_Material provided_.
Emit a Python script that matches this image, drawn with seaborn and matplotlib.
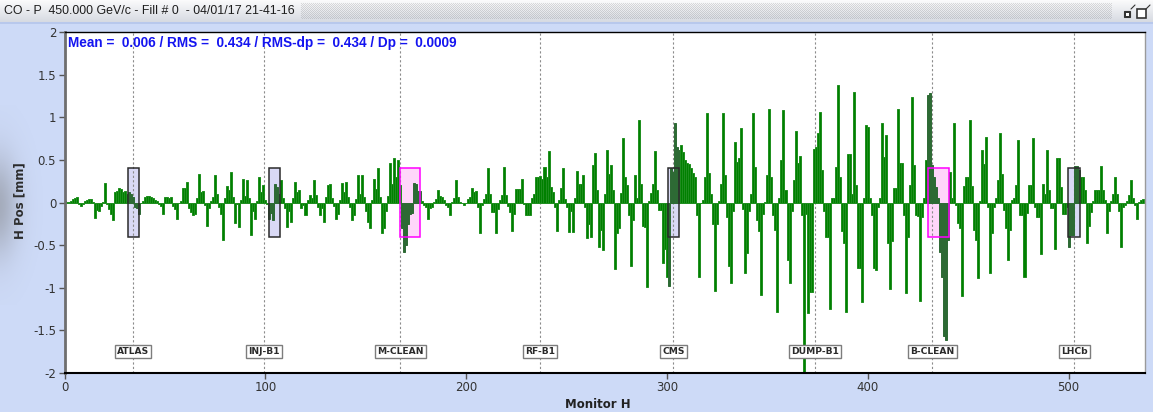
import numpy as np
import pandas as pd
import matplotlib
matplotlib.use("Agg")
import matplotlib.pyplot as plt
from matplotlib.patches import Rectangle
from matplotlib.ticker import FuncFormatter
import seaborn as sns

# Horizontal closed-orbit reading per beam position monitor [mm], split by stretch of ring
ip1_to_ip8 = [0.02, 0.01, 0.01, 0.02, 0.04, 0.05, 0.07, -0.02, -0.04, -0.02,
              0.02, 0.03, 0.04, 0.04, 0.01, -0.18, -0.09, -0.10, -0.04, 0.01,
              0.23, -0.02, -0.08, -0.14, -0.21, 0.12, 0.14, 0.17, 0.16, 0.12,
              0.13, 0.10, 0.12, 0.10, 0.07, -0.05, -0.06, -0.14, -0.01, 0.02,
              0.06, 0.08, 0.08, 0.07, 0.05, 0.03, 0.02, -0.02, -0.04, -0.14,
              0.06, 0.07, 0.05, 0.07, -0.04, -0.08, -0.19, -0.01, 0.02, 0.17,
              0.17, 0.24, -0.06, -0.11, -0.15, -0.14, 0.05, 0.34, 0.12, 0.13,
              -0.03, -0.28, -0.06, 0.02, 0.06, 0.32, 0.10, -0.05, -0.13, -0.44,
              0.05, 0.19, 0.15, 0.36, 0.06, -0.24, -0.02, -0.29]
ip2_arc = [0.03, 0.28, 0.08, 0.26, 0.05, -0.38, -0.10, -0.19, 0.02, 0.30,
           0.12, 0.20, 0.03, -0.02, -0.19, -0.12, -0.20, 0.22, 0.18, 0.10,
           0.26, 0.05, -0.06, -0.29, -0.10, -0.23, 0.05, 0.24, 0.12, 0.15,
           -0.07, -0.03, -0.15, 0.03, 0.09, 0.05, 0.26, 0.09, -0.05,
           -0.15, -0.07, -0.23, 0.06, 0.20, 0.22, 0.05, -0.04, -0.19, -0.14,
           0.03, 0.23, 0.12, 0.24, 0.07, -0.05, -0.21, -0.15, 0.04, 0.32,
           0.10, 0.32, 0.07, -0.10, -0.23, -0.30, 0.03, 0.28, 0.16, 0.40,
           0.06, -0.36, -0.30, -0.10, 0.08, 0.46, 0.22, 0.52]
ip3_arc = [0.30, 0.50, 0.20, -0.30, -0.58, -0.50, -0.25, -0.13, -0.12, 0.23,
           0.22, 0.13, 0.13, 0.02, -0.03, -0.05, -0.19, -0.06, -0.05, 0.01,
           0.04, 0.15, 0.08, 0.06, 0.03, -0.03, -0.05, -0.15, 0.01, 0.05,
           0.26, 0.07, 0.01, -0.01, -0.03, -0.01, 0.04, 0.06, 0.17, 0.12,
           0.13, -0.05, -0.36, -0.03, 0.04, 0.10, 0.41, 0.10, -0.11, -0.11,
           -0.36, -0.08, 0.03, 0.09, 0.42, 0.09, -0.04, -0.11, -0.33, -0.13,
           0.16, 0.16, 0.16, 0.28, -0.02, -0.15, -0.15, -0.15, 0.05, 0.10,
           0.30, 0.30, 0.31, 0.28, 0.42, 0.30, 0.60, 0.18, 0.12, -0.05,
           -0.34, 0.03, 0.17, 0.40, 0.04, -0.05, -0.35, -0.10, -0.35, 0.05,
           0.37, 0.22]
ip4_arc = [0.22, 0.32, -0.05, -0.42, -0.25, -0.40, 0.44, 0.58, 0.15,
           -0.52, -0.32, -0.56, 0.10, 0.61, 0.34, 0.44, 0.15, -0.78, -0.36,
           -0.30, 0.11, 0.76, 0.30, 0.21, -0.15, -0.75, -0.20, 0.32, 0.05,
           0.97, 0.22, -0.28, -0.29, -0.99, 0.02, 0.11, 0.22, 0.60, 0.15,
           -0.09, -0.09, -0.71, -0.55, -0.87, -0.98, 0.40, 0.36, 0.93, 0.65,
           0.62, 0.67, 0.59, 0.50, 0.46, 0.45, 0.40, 0.35, 0.30, -0.15,
           -0.87, -0.01, 0.03, 0.30, 1.05, 0.35, 0.10, -0.25, -1.04, -0.25,
           0.02, 0.22, 1.05, 0.32, -0.17, -0.75, -0.95, -0.10, 0.71, 0.48,
           0.52, 0.87, -0.08, -0.83, -0.59, -0.10, 0.10, 1.05]
ip5_arc = [0.42, -0.20, -0.34, -1.08, -0.13, 0.01, 0.32, 1.10, 0.30, -0.15,
           -0.32, -1.28, 0.05, 0.50, 1.08, 0.15, -0.67, -0.94, -0.10, 0.26,
           0.84, 0.46, 0.54, -0.15, -2.30, -0.13, -1.30, -1.05, -1.05, 0.63,
           0.65, 0.81, 1.06, 0.38, -0.10, -0.40, -0.40, -1.25, 0.05, 0.05,
           0.42, 1.38, 0.30, -0.34, -0.47, -1.28, 0.57, 0.57, 0.10, 1.30,
           0.20, -0.77, -0.77, -1.17, 0.05, 0.91, 0.89, 0.05, -0.15, -0.77,
           -0.79, -0.05, 0.05, 0.93, 0.53, 0.79, -0.48, -1.02, -0.45, 0.17,
           0.17, 1.10, 0.46, 0.46, -0.15, -1.06, -0.40, 0.20]
ip7_arc = [1.24, 0.44, -0.15, -0.16, -1.16, -0.17, 0.05, 0.50, 1.26, 1.28,
           0.44, 0.30, 0.18, 0.05, -0.58, -0.87, -1.57, -1.61, -0.44, 0.36,
           0.05, 0.93, -0.03, -0.24, -0.30, -1.10, 0.19, 0.30, 0.30, 0.97,
           0.19, -0.32, -0.44, -0.88, 0.02, 0.62, 0.45, 0.77, -0.05, -0.83,
           -0.36, -0.05, 0.05, 0.26, 0.81, 0.34, -0.09, -0.30, -0.68, -0.32,
           0.03, 0.05, 0.20, 0.73, -0.15, -0.15, -0.87, -0.12, 0.20, 0.20,
           0.76, -0.05, -0.17, -0.17, -0.60, 0.22, 0.10, 0.62, 0.15, -0.07,
           -0.07, -0.55, 0.52, 0.52, 0.18, -0.13, -0.13, -0.05, -0.52, -0.38,
           -0.38, 0.43, 0.43, 0.38, 0.30, 0.30, 0.15, -0.48, -0.28, -0.11,
           0.02, 0.15, 0.15, 0.15, 0.43, 0.15, 0.03, -0.36, -0.10, 0.02,
           0.10, 0.30, 0.10, -0.10, -0.52, -0.05, -0.03, 0.02, 0.09, 0.26,
           0.05, -0.03, -0.19, 0.01, 0.03, 0.04]

# Insertion markers along the ring
ip_labels = ["ATLAS", "INJ-B1", "M-CLEAN", "RF-B1", "CMS", "DUMP-B1", "B-CLEAN", "LHCb"]
ip_monitor = [34.1, 99.4, 167.1, 236.8, 303.1, 373.8, 432.0, 502.7]

# Highlighted windows: experiments / injection (blue) and cleaning insertions (pink)
exp_start = [31.6, 101.8, 300.5, 499.9]
exp_end = [37.1, 107.3, 306.0, 505.7]
clean_start = [167.1, 430.0]
clean_end = [177.1, 440.5]
window_half_height = 0.4

x_ticks = [0, 100, 200, 300, 400, 500]
y_ticks = [-2, -1.5, -1, -0.5, 0, 0.5, 1, 1.5, 2]

title_text = "CO - P  450.000 GeV/c - Fill # 0  - 04/01/17 21-41-16"
stats_text = "Mean =  0.006 / RMS =  0.434 / RMS-dp =  0.434 / Dp =  0.0009"

h_pos = np.array(ip1_to_ip8 + ip2_arc + ip3_arc + ip4_arc + ip5_arc + ip7_arc)
monitor = np.arange(len(h_pos))
df = pd.DataFrame({"Monitor H": monitor, "H Pos [mm]": h_pos})

GREEN = "#008000"
GREEN_EDGE = "#1f8f1f"
GREEN_DARK = "#2d6a34"
BG = "#cddaf7"
LAVENDER = "#d9d9f5"
PINK = "#ffd6fa"
MAGENTA = "#ff00ff"

sns.set_theme(style="white")
plt.rcParams["font.family"] = ["DejaVu Sans"]
plt.rcParams["axes.unicode_minus"] = False

W, H = 1153, 412
fig = plt.figure(figsize=(W / 100, H / 100), dpi=100, facecolor=BG)

# window title bar with gradient and stipple
bar_rows = 24
grad = np.linspace(0, 1, bar_rows)[:, None]
top = np.array([250, 250, 251]) / 255
bot = np.array([212, 216, 224]) / 255
title_img = np.ones((bar_rows, W, 3)) * (top + (bot - top) * grad[..., None])
yy, xx = np.mgrid[0:bar_rows, 0:W]
stip = ((xx + yy) % 2 == 0) & (xx > 300) & (xx < 1112) & (yy > 2) & (yy < 19)
title_img[stip] = title_img[stip] * 0.88
title_img[-2:, :, :] = np.array([184, 200, 236]) / 255
fig.figimage(title_img, xo=0, yo=H - bar_rows, origin="upper", zorder=0)

# soft shadow on the left border
sh_h, sh_w = 200, 50
sy, sx = np.mgrid[0:sh_h, 0:sh_w]
alpha = 0.45 * np.exp(-((sx + 3) / 21.0) ** 2 - ((sy - 100) / 50.0) ** 2)
shadow = np.zeros((sh_h, sh_w, 4))
shadow[..., :3] = 0.45
shadow[..., 3] = alpha
fig.figimage(shadow, xo=0, yo=H - 305, origin="upper", zorder=0)

fig.text(4 / W, 1 - 11.5 / H, title_text, ha="left", va="center", fontsize=8.9,
         family=["Liberation Sans", "DejaVu Sans"], color="#1e1e1e")

# small window icons in the title bar
fig.patches.append(Rectangle((1124 / W, 1 - 17 / H), 6 / W, 6 / H, transform=fig.transFigure,
                             fc="#333333", ec="#333333", lw=0.8, figure=fig))
fig.patches.append(Rectangle((1125.5 / W, 1 - 15.5 / H), 3 / W, 3 / H, transform=fig.transFigure,
                             fc="white", ec="none", figure=fig))
fig.patches.append(Rectangle((1137 / W, 1 - 18 / H), 9 / W, 9 / H, transform=fig.transFigure,
                             fc="white", ec="#333333", lw=1.2, figure=fig))
fig.lines.append(plt.Line2D([1131 / W, 1135 / W], [1 - 9 / H, 1 - 5 / H], transform=fig.transFigure,
                            color="#333333", lw=0.8, figure=fig))
fig.lines.append(plt.Line2D([1146 / W, 1150 / W], [1 - 9 / H, 1 - 5 / H], transform=fig.transFigure,
                            color="#333333", lw=0.8, figure=fig))

ax = fig.add_axes([64.5 / W, 1 - 373 / H, (1145 - 64.5) / W, (373 - 32) / H])
ax.set_facecolor("white")

sns.barplot(data=df, x="Monitor H", y="H Pos [mm]", native_scale=True, color=GREEN,
            saturation=1, width=1.0, linewidth=0.7, edgecolor=GREEN_EDGE, errorbar=None,
            ax=ax, zorder=2)

# bars that sit inside a highlighted window are drawn darker
windows = list(zip(exp_start, exp_end)) + list(zip(clean_start, clean_end))
for p in ax.patches:
    cx = p.get_x() + p.get_width() / 2
    if any(s <= cx <= e for s, e in windows):
        p.set_facecolor(GREEN_DARK)
        p.set_edgecolor(GREEN_DARK)

for s, e in zip(exp_start, exp_end):
    ax.add_patch(Rectangle((s, -window_half_height), e - s, 2 * window_half_height,
                           fc=LAVENDER, ec="none", zorder=1))
    ax.add_patch(Rectangle((s, -window_half_height), e - s, 2 * window_half_height,
                           fill=False, ec="#2b2b2b", lw=1.1, zorder=3))
for s, e in zip(clean_start, clean_end):
    ax.add_patch(Rectangle((s, -window_half_height), e - s, 2 * window_half_height,
                           fc=PINK, ec="none", zorder=1))
    ax.add_patch(Rectangle((s, -window_half_height), e - s, 2 * window_half_height,
                           fill=False, ec=MAGENTA, lw=1.1, zorder=3))

for xm, lab in zip(ip_monitor, ip_labels):
    ax.axvline(xm, color="#8c8c8c", lw=0.8, ls=(0, (2, 2)), zorder=1.5)
    ax.text(xm, -1.75, lab, ha="center", va="center", fontsize=6.6, fontweight="bold",
            color="#2a2a2a", zorder=5,
            bbox=dict(boxstyle="square,pad=0.25", fc="white", ec="#7d7d7d", lw=1.0))

ax.text(0.0035, 0.968, stats_text, transform=ax.transAxes, ha="left", va="center",
        color="#1414f0", fontweight="bold", fontsize=9.8,
        family=["Liberation Sans Narrow", "Liberation Sans", "DejaVu Sans"], zorder=6)

ax.set_xlim(0, 538)
ax.set_ylim(-2, 2)
ax.set_xticks(x_ticks)
ax.set_yticks(y_ticks)
ax.yaxis.set_major_formatter(FuncFormatter(lambda v, pos: f"{v:g}"))
ax.tick_params(axis="both", direction="out", length=4, width=1, color="#555555",
               labelsize=8.5, labelcolor="#333333", pad=2)
ax.tick_params(left=True, bottom=True)

for side, col, lw in [("left", "#6e6e6e", 2.0), ("bottom", "#000000", 1.5),
                      ("top", "#000000", 1.0), ("right", "#9a9a9a", 1.0)]:
    ax.spines[side].set_visible(True)
    ax.spines[side].set_color(col)
    ax.spines[side].set_linewidth(lw)

ax.set_xlabel("Monitor H", fontsize=8.5, fontweight="bold", color="#222222")
ax.xaxis.set_label_coords(0.494, -0.074)
ax.set_ylabel("H Pos [mm]", fontsize=8.5, fontweight="bold", color="#222222")
ax.yaxis.set_label_coords(-0.035, 0.505)

fig.savefig("out.png", dpi=100, facecolor=BG)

_Exercise directions_. Begin at the first line of the data above and repeat each line exactly, stopping after the line containing "import seaborn as sns". Omit the pictures.

_Reply to the exercise_.
Emit a Python script that matches this image, drawn with seaborn and matplotlib.
import numpy as np
import pandas as pd
import matplotlib
matplotlib.use("Agg")
import matplotlib.pyplot as plt
from matplotlib.patches import Rectangle
from matplotlib.ticker import FuncFormatter
import seaborn as sns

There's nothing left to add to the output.